The South African Cricket Board are demanding that Indian police hand over the tapes on which the allegations of match-fixing against Hansie Cronje and three of his team-mates have been based.
Despite transcripts of the conversation which allegedly took place between Cronje and London-based bookmaker Sanjay Chawla being widely circulated through the media, the actual tapes still remain in the possession of the New Delhi crime branch.
Cronje and the SACB have furiously defended their position, even though the Indian police have revealed they have more evidence against the quartet, which also includes Herschelle Gibbs, Nicky Boje and Pieter Strydom.
However, doubt has been cast as to whether the voice on the tapes is actually that of Cronje, and the SACB say they cannot act until it has been analysed.
In the meantime, the SACB insist no pressure will be put on any of the players to stand down from their international or domestic commitments.
Cronje, though, will definitely not be returning to India for two benefit games as scheduled later this month.
"We would not be prepared to put him through that," said Wilkinson.
"But we would never ask any of them to stand down on the basis of what we have heard so far."
Meanwhile, New Delhi Crime Branch chief Pradeep Srivastava said the police were in possession of evidence besides tapes of purported conversations between Cronje, Chawla and his associate Rajesh Kalra, who is currently in police custody.
"The continued association between Chawla and Cronje began long before their contacts in New Delhi," said Srivastava.

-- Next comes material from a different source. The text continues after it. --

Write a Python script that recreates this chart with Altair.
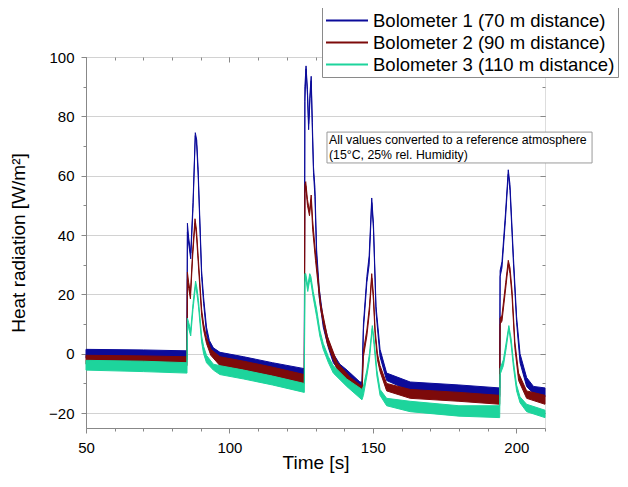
import altair as alt
import pandas as pd

series_names = ["Bolometer 1 (70 m distance)", "Bolometer 2 (90 m distance)", "Bolometer 3 (110 m distance)"]
colors = ["#0b0b9a", "#7d0a0a", "#1dd49c"]

# Bolometer 1 (noise band: lower / upper edge)
b1_t = [50, 70, 85.2, 85.35, 85.8, 86.5, 87.3, 88.1, 88.6, 89.1, 90.3, 91.0, 92.0, 93.0, 94.4, 96.7, 105, 115,
        126.1, 126.3, 126.7, 127.2, 127.6, 128.1, 128.5, 128.9, 129.3, 129.8, 130.4, 131.3, 132.7, 134.5, 136.2,
        138.5, 141, 145.5, 146.2, 146.7, 147.9, 148.7, 149.6, 150.2, 151.1, 152.5, 154.8, 163, 180, 194.2,
        194.35, 195.0, 196.2, 197.2, 197.8, 199.0, 200.1, 201.3, 203.6, 206, 210]
b1_lo = [-1.5, -1.7, -2.0, 41, 37, 32, 49, 73.5, 70, 60, 26, 17, 7, 2.5, -0.5, -2.5, -4, -6,
         -8.5, 85, 96, 87, 75.5, 86, 92, 75, 61, 53, 32, 19, 9, 2, -3,
         -6, -8.5, -12.5, -12.5, 8, 24, 30, 51, 42, 14, -1, -9, -12.5, -13.5, -14.5,
         26, 29, 45, 60.5, 55, 30.5, 10.5, -3, -11, -13.5, -14.5]
b1_hi = [1.5, 1.3, 1.0, 44, 39, 34, 51, 74.5, 72, 62, 28, 19, 9, 4.5, 2, 0.5, -1, -3,
         -5, 90, 97, 89, 77.5, 88, 93.5, 78, 63, 56, 35, 22, 11.5, 4.5, 0,
         -3.5, -5.5, -9.5, -9.5, 10, 26, 33, 52.5, 44, 16, 1.5, -6.5, -9.5, -10.5, -11.5,
         28, 31, 47, 62, 57, 32.5, 12.5, 0, -8, -11, -11.5]

# Bolometer 2
b2_t = [50, 70, 85.2, 85.35, 85.8, 86.4, 87.2, 88.0, 88.5, 89.1, 90.3, 91.0, 92.0, 93.5, 96.7, 105, 115,
        126.1, 126.3, 126.6, 127.2, 127.9, 128.5, 129.0, 130.0, 131.8, 134.1, 137.6, 142.2, 146.2,
        146.7, 147.9, 148.8, 149.6, 150.2, 150.8, 151.6, 152.5, 154.8, 163, 180, 194.2,
        194.35, 195.0, 196.3, 197.2, 197.8, 198.5, 199.5, 200.8, 203.6, 210]
b2_lo = [-3.5, -3.7, -4, 25, 22, 18.5, 33, 44, 40, 31, 13, 8, 3.5, -0.5, -4, -5.5, -7.5,
         -10, 54, 56.5, 50, 46.5, 52, 42, 31.5, 15, 3.5, -5.5, -11, -14,
         -1, 6, 14, 25.5, 18, 6, -2, -6, -12.5, -15, -16, -17,
         10, 11, 22, 30, 27, 19.5, 2, -9, -15, -17]
b2_hi = [-0.5, -0.7, -1, 27.5, 24, 20.5, 35, 45.5, 42, 33, 15, 10, 5.5, 1.5, -1, -2.5, -4.5,
         -7, 57, 58, 52, 48, 53.5, 45, 34, 17, 6, -3, -8, -11,
         1, 8, 16, 27, 20, 8, 0, -4, -10, -12, -13, -14,
         12, 13, 24, 31.5, 29, 21.5, 4, -6.5, -12.5, -14]

# Bolometer 3
b3_t = [50, 70, 85.2, 85.35, 85.8, 86.5, 87.3, 88.2, 88.7, 89.2, 90.3, 91.0, 92.0, 94.4, 96.7, 105, 115,
        126.1, 126.3, 126.6, 127.3, 128.0, 128.4, 129.2, 130.4, 131.5, 132.7, 134.5, 136.2, 140.9, 146.2,
        146.7, 147.9, 148.8, 149.8, 150.4, 151.4, 152.5, 154.8, 163, 180, 194.2,
        194.35, 195.5, 196.5, 197.4, 198.2, 199.0, 200.1, 201.3, 203.6, 210]
b3_lo = [-5.5, -6, -6.5, 9, 8.5, 6, 15, 23, 20, 16, 4, 0, -3, -5.5, -7, -8.5, -10.5,
         -13, 24, 25.5, 21, 25, 24, 19, 12.5, 6, 1.5, -3, -6.5, -11, -15.5,
         -14, -7.5, -2, 8.5, 3, -7.5, -14, -17.5, -19.5, -21, -21.5,
         -7, -4, 2, 8.5, 3, -4.5, -12.5, -16.5, -19.5, -21.5]
b3_hi = [-2.2, -2.5, -3, 12, 10.5, 8, 17, 24.5, 22, 18, 6, 2.5, -0.5, -3.5, -4, -5.5, -7.5,
         -10, 27, 27, 23, 27, 26, 21, 15, 8, 3.5, -1, -4, -8.5, -12,
         -11, -5.5, 0, 9.5, 5, -5.5, -12, -15, -16, -17.5, -17.5,
         -5, -2, 4, 9.5, 5, -2.5, -10.5, -14.5, -17, -19]

note_lines = ["All values converted to a reference atmosphere", "(15°C, 25% rel. Humidity)"]

frames = []
for name, t, lo, hi in zip(series_names, [b1_t, b2_t, b3_t], [b1_lo, b2_lo, b3_lo], [b1_hi, b2_hi, b3_hi]):
    frames.append(pd.DataFrame({"series": name, "t": t, "lo": lo, "hi": hi}))
df = pd.concat(frames, ignore_index=True)

W, H = 459, 371
FONT = "Liberation Sans"
xs = alt.Scale(domain=[50, 210], nice=False, zero=False)
ys = alt.Scale(domain=[-25, 100], nice=False, zero=False)
stroke_scale = alt.Scale(domain=series_names, range=colors)

legend = alt.Legend(title=None, orient="none", legendX=236, legendY=-51,
                    symbolType="M-1,0H3", symbolSize=441, symbolStrokeWidth=2,
                    symbolFillColor="transparent",
                    labelFont=FONT, labelFontSize=18.5, labelLimit=400, labelColor="black",
                    labelOffset=25, fillColor="white", strokeColor="#8a8a8a",
                    padding=3, rowPadding=1)

main_x = alt.Axis(orient="bottom", values=[50, 100, 150, 200], title="Time [s]",
                  titleFontSize=19, titleFontWeight="normal", titleBaseline="alphabetic",
                  titleY=40, labelFontSize=15, labelPadding=7, labelFlush=False,
                  tickSize=5, grid=False)
main_y = alt.Axis(orient="left", values=[-20, 0, 20, 40, 60, 80, 100], title="Heat radiation [W/m²]",
                  titleFontSize=19, titleFontWeight="normal", titlePadding=20,
                  labelFontSize=15, labelPadding=7, labelFlush=False,
                  tickSize=5, grid=True, gridColor="#d2d2d2", gridWidth=1)

minor_x_vals = list(range(50, 211, 10))
minor_y_vals = list(range(-20, 101, 10))
major_x_vals = [50, 100, 150, 200]
major_y_vals = [-20, 0, 20, 40, 60, 80, 100]


def plain_axis(orient, values, size, offset=0):
    return alt.Axis(orient=orient, values=values, tickSize=size, labels=False, domain=False,
                    grid=False, title=None, offset=offset)


def band(i):
    first = i == 0
    return alt.Chart(df).transform_filter(alt.datum.series == series_names[i]).mark_area(
        fill=colors[i], fillOpacity=1, strokeWidth=1
    ).encode(
        x=alt.X("t:Q", scale=xs, axis=main_x if first else None),
        y=alt.Y("lo:Q", scale=ys, axis=main_y if first else None),
        y2="hi:Q",
        stroke=alt.Stroke("series:N", scale=stroke_scale, legend=legend),
    )


def axis_layer(ax_x, ax_y):
    return alt.Chart(df).mark_point(opacity=0).encode(
        x=alt.X("t:Q", scale=xs, axis=ax_x),
        y=alt.Y("lo:Q", scale=ys, axis=ax_y),
    )


one = pd.DataFrame({"k": [0]})
note_box = alt.Chart(one).mark_rect(fill="white", stroke="#9a9a9a", strokeWidth=1).encode(
    x=alt.X(datum=134.0, scale=xs, axis=None), x2=alt.X2(datum=226.4),
    y=alt.Y(datum=74.7, scale=ys, axis=None), y2=alt.Y2(datum=64.3),
)
note_text = alt.Chart(one).mark_text(
    text=note_lines, align="left", baseline="top", font=FONT, fontSize=12.3,
    lineHeight=14.5, color="black"
).encode(
    x=alt.X(datum=134.7, scale=xs, axis=None),
    y=alt.Y(datum=74.0, scale=ys, axis=None),
)

chart = alt.layer(
    band(0), band(1), band(2),
    axis_layer(plain_axis("bottom", minor_x_vals, 3), plain_axis("left", minor_y_vals, 3)),
    axis_layer(plain_axis("bottom", major_x_vals, 5, -H), plain_axis("left", major_y_vals, 5, -W)),
    axis_layer(plain_axis("bottom", minor_x_vals, 3, -H), plain_axis("left", minor_y_vals, 3, -W)),
    note_box, note_text,
).resolve_axis(x="independent", y="independent").properties(
    width=W, height=H,
    autosize=alt.AutoSizeParams(type="none"),
    padding={"left": 78, "top": 49, "right": 75, "bottom": 46},
).configure_view(stroke="black", strokeWidth=1).configure_axis(
    labelFont=FONT, titleFont=FONT, titleFontWeight="normal", labelColor="black",
    titleColor="black", tickColor="black", domainColor="black", tickWidth=1, domainWidth=1
).configure(background="white")

chart.save("out.html", embed_options={"renderer": "svg", "actions": False})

"We have more than just the tapes which are now sealed but what we have are not for discussion. Whatever evidence we have will be produced in court in due course."
The South African high commissioner to India, Maite Nkoane-Ramashaba, said the response from the Indian foreign ministry was "positive." South Africa have also requested a copy of the formal police charges filed against Cronje and three of his teammates.
"We have got an assurance that they will take good care of our request," Nkoane-Ramashaba said. "Our players are innocent until proven guilty."
In a statement, India's foreign ministry said police filed the case on the basis of evidence which they believe they will be able to sustain in a court of law.